Hain Celestial overcomes ‘unplanned slowdown’ in baby food after category-wide heavy metal concerns raised

By Elizabeth Crawford

- Last updated on GMT

Source: Getty/kuppa_rock
Source: Getty/kuppa_rock

Related tags Baby food baby food lawsuits heavy metals Hain celestial

Hain Celestial’s baby food brand Earth’s Best “picked up significant distribution” in the company’s third quarter despite a congressional report released in February alleged there are ‘dangerously high’ trace levels of metals in baby foods produced by multiple companies across the industry.

The uptake in the face of ongoing industry-wide scrutiny of heavy metals in baby food, including potential regulation, legislation and litigation, speaks to the strength of the company’s strategy for reshaping the brand’s portfolio, retailers' readiness to accept new products and reset categories after pausing these activities during the early days of the pandemic and Hain’s broader efforts to drive distribution gains.

When the House Subcommittee on Economic and Consumer Policy initially released its report ​highlighting the presence in some baby food brand of heavy metals, for which most FDA has not set thresholds, it triggered an “unplanned slowdown”​ in Earth’s Best brand, acknowledged company CEO Mark Schiller. 

But, he explained during the company’s third quarter earnings call with analysts May 6, the brand’s volume “rebounded significantly in Q4, with Earth’s Best consumption up more than 30% in the most recent four weeks, and share growing and sales also up significantly.”

Part of this likely comes from increased distribution in March and April when most retailers finally reset their baby categories – a move that many delayed in order to keep shelves stocked during the early days of the coronavirus outbreak.

But the success also can be attributed to Hain Celestial strategic reshaping of brand’s line-up.

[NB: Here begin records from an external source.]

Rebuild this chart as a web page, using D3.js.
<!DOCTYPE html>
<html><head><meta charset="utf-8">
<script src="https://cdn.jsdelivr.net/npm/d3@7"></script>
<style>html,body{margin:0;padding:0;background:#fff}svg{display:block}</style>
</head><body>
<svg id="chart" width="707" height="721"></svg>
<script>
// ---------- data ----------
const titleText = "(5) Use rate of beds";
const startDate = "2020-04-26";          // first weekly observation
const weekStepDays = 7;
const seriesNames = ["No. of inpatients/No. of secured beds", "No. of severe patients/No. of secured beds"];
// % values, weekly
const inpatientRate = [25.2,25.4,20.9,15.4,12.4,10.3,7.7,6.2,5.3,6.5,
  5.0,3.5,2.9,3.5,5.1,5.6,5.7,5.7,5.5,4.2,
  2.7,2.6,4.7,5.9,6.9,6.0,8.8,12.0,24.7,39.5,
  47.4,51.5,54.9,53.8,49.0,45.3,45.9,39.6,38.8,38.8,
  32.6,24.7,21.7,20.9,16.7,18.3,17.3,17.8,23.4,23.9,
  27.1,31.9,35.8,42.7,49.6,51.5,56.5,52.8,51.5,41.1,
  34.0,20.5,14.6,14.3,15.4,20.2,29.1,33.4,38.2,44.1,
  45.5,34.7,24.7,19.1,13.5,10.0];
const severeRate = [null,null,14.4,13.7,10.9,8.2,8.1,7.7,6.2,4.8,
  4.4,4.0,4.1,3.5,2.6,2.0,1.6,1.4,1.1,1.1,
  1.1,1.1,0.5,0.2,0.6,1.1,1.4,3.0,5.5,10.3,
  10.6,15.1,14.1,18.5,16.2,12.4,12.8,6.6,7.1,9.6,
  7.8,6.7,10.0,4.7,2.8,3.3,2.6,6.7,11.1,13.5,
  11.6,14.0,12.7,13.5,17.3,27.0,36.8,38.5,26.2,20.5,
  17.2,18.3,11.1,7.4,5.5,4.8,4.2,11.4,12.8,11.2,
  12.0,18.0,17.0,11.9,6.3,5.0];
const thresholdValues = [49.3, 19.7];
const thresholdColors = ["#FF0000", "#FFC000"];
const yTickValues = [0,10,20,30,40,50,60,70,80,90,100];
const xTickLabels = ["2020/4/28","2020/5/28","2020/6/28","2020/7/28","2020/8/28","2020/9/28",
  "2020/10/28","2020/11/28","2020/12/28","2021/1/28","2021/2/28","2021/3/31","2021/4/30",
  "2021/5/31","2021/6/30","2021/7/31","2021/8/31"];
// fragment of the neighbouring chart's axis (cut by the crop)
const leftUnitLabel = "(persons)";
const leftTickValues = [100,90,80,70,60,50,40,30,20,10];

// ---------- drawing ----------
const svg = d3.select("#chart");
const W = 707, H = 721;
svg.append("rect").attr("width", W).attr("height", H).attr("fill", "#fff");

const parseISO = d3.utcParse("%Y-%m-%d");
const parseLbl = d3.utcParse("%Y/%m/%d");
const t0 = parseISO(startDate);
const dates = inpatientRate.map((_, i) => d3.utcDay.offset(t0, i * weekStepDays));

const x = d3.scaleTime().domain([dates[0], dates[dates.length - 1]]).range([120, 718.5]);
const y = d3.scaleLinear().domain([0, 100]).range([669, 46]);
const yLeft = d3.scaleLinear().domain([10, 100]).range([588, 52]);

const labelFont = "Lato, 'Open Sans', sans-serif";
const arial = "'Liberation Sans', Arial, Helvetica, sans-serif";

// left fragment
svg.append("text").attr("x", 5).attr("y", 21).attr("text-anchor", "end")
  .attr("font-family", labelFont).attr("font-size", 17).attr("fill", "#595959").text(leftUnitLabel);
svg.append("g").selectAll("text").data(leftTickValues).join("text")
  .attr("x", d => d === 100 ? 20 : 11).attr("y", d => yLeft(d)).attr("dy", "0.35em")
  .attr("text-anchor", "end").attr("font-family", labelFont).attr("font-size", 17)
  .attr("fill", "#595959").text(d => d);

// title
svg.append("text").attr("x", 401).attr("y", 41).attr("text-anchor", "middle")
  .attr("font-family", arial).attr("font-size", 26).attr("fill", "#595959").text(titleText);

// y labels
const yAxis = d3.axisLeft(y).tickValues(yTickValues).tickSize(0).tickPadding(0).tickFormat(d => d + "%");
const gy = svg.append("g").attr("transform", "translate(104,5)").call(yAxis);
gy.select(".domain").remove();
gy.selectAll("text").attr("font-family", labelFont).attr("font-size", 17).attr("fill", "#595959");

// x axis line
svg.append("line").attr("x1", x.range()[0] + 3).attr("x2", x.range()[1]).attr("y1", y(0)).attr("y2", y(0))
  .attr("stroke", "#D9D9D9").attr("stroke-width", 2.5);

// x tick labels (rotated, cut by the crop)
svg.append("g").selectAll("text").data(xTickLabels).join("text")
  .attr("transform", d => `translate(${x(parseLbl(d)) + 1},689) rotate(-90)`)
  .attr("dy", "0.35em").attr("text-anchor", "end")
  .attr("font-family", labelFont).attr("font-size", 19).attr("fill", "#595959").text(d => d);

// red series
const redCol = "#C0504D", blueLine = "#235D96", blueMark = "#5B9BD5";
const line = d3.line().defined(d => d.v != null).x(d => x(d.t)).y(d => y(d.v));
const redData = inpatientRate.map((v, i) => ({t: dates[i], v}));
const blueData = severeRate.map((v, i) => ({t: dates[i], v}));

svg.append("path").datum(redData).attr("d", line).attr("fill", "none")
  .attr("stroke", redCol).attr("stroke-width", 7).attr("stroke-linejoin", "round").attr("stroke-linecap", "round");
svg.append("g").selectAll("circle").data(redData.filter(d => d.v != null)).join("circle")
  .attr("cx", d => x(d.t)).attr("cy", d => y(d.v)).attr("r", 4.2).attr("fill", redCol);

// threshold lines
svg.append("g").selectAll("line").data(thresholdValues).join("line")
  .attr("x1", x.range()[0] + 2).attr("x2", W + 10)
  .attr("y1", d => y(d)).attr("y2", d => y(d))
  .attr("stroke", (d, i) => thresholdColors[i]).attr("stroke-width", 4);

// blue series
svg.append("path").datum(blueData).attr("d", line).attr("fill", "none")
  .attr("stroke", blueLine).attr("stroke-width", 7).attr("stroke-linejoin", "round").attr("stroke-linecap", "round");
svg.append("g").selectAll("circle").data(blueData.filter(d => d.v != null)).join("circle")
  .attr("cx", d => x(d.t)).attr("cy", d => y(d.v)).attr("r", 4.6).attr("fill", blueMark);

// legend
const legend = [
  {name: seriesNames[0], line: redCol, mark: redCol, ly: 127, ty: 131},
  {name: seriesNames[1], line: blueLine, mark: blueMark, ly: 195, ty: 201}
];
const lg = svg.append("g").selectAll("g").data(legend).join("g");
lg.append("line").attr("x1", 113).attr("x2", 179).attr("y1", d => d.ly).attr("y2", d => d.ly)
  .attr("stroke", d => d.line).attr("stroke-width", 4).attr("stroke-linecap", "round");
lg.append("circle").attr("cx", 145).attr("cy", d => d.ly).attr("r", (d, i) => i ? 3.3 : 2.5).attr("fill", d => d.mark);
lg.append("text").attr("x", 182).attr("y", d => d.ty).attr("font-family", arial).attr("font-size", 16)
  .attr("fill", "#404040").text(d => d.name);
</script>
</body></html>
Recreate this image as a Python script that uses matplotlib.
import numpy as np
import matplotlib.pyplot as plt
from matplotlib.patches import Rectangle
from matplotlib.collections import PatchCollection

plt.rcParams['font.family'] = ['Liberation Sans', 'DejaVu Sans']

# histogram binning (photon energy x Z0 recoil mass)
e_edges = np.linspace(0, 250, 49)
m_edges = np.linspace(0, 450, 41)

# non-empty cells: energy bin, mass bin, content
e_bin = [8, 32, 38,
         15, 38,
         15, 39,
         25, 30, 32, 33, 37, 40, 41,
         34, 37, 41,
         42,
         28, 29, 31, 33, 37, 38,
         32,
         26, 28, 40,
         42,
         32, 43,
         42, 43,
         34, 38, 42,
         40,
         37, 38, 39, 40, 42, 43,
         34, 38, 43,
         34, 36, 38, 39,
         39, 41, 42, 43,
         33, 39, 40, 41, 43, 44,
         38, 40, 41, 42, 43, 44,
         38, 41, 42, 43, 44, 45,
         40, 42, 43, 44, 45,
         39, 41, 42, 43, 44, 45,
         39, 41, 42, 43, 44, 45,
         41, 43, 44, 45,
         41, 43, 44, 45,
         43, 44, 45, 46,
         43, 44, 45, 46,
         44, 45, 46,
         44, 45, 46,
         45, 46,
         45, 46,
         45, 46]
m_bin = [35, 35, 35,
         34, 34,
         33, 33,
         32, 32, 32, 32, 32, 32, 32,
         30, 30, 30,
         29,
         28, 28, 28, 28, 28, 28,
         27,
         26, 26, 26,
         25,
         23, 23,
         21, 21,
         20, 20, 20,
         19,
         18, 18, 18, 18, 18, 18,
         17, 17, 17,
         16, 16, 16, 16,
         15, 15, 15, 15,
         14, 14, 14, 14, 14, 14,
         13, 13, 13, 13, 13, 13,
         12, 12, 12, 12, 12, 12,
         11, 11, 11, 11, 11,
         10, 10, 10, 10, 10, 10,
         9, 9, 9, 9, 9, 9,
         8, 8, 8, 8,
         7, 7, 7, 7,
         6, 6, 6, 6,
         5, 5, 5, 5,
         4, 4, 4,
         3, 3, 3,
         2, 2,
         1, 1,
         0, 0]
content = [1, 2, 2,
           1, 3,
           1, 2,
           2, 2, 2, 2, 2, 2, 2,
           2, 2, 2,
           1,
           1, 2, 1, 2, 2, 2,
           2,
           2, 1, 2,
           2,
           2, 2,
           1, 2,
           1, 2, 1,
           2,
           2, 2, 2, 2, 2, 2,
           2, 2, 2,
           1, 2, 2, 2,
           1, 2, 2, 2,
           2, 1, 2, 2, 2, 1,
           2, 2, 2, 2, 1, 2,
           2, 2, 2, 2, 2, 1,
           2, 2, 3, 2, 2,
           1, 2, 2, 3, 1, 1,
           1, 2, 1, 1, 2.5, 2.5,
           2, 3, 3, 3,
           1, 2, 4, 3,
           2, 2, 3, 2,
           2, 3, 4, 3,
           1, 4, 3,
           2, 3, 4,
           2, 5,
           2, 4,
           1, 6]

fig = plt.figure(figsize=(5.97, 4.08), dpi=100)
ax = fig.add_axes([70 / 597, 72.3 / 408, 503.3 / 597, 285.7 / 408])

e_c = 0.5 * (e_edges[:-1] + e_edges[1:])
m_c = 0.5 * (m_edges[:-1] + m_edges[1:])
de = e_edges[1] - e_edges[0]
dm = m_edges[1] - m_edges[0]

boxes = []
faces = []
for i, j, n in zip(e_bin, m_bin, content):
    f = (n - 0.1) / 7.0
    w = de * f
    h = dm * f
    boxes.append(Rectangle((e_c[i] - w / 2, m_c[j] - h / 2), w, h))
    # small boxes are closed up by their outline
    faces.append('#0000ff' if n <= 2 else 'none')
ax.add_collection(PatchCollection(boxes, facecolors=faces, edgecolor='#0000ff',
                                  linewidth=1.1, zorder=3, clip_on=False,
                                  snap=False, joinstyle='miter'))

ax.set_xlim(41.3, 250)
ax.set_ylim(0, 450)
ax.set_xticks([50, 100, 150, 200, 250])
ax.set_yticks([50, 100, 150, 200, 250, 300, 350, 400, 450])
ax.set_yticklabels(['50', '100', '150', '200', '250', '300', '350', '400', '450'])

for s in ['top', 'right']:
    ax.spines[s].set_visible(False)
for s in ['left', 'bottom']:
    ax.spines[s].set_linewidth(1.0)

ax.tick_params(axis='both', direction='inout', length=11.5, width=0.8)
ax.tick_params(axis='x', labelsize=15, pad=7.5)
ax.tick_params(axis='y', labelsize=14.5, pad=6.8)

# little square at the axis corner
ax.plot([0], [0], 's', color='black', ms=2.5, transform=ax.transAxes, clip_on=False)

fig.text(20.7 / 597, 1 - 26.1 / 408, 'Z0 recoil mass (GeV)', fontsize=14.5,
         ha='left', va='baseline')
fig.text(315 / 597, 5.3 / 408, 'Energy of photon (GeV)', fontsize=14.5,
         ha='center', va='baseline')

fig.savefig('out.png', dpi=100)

“We basically SKU-rationalized a huge percentage of that business. We gave up 25% of the sales on that business to move the margins from 0% to 10% EBITDA margin. And now we’re at a point where we’re innovating and we’re moving back toward growth on that business. And you certainly see that in the distribution numbers,”​ Schiller explained.

Looking forward, he predicts additional “significant gains”​ in baby, along with snacks in the coming months.

With regards to class-action litigation brought against the company resulting from the congressional report on heavy metals in baby food, Schiller reaffirmed that Hain Celestial meets existing government regulations​ and is working “collaboratively both to get metals down and to get regulations on the rest of baby food.”

He explained that currently FDA has only set levels for arsenic in rice cereal, with which the company is “100% compliant.”

In fact, he noted, “we rejected 12% of the finished goods last year to make sure that everything we have is compliant. So, we’re confident that we’re doing the right things.”

He added that Hain would like to work with FDA and some of the NGOs that want to reduce heavy metals in baby food further.

However, he noted, “FDA has confirmed heavy metals are in everything we [eat in the food supply]. It’s in the air, it’s in the water, it’s in the soil and everything we are eating. … There is no known way to eliminate metals altogether in our food supply. But we will work with the FDA.”

'Pre-pandemic launches are finally getting slotted'

Hain Celestial’s gains in baby food are reflective of its broader efforts to expand distribution, which increased overall 8% in Q3 over the prior year period.

As more retailers reset categories “pre-pandemic launches are finally getting slotted by many more of our consumers, and on top of that, we have great additional innovation, like Sensible Portions’ Veggie Puffs, Celestial Seasonings’ K-cups and Cold Brew tea, more mainstream flavors on Terra and product improvements on several snack brands also hitting these resets,”​ Schiller said.

“Importantly,”​ he added, “we’re also seeing our strongest household penetration and loyalty gains in affluent households, which are less-price sensitive, and with younger consumers who are more health and e-commerce focused. Both of these factors set us up well for the future.”

These factors and others helped drive up Hain Celestial’s net income 37% to $44.7 million and improve gross margins 26.4% from the same time last year, despite an 11% decrease in net sales to $492.6 million.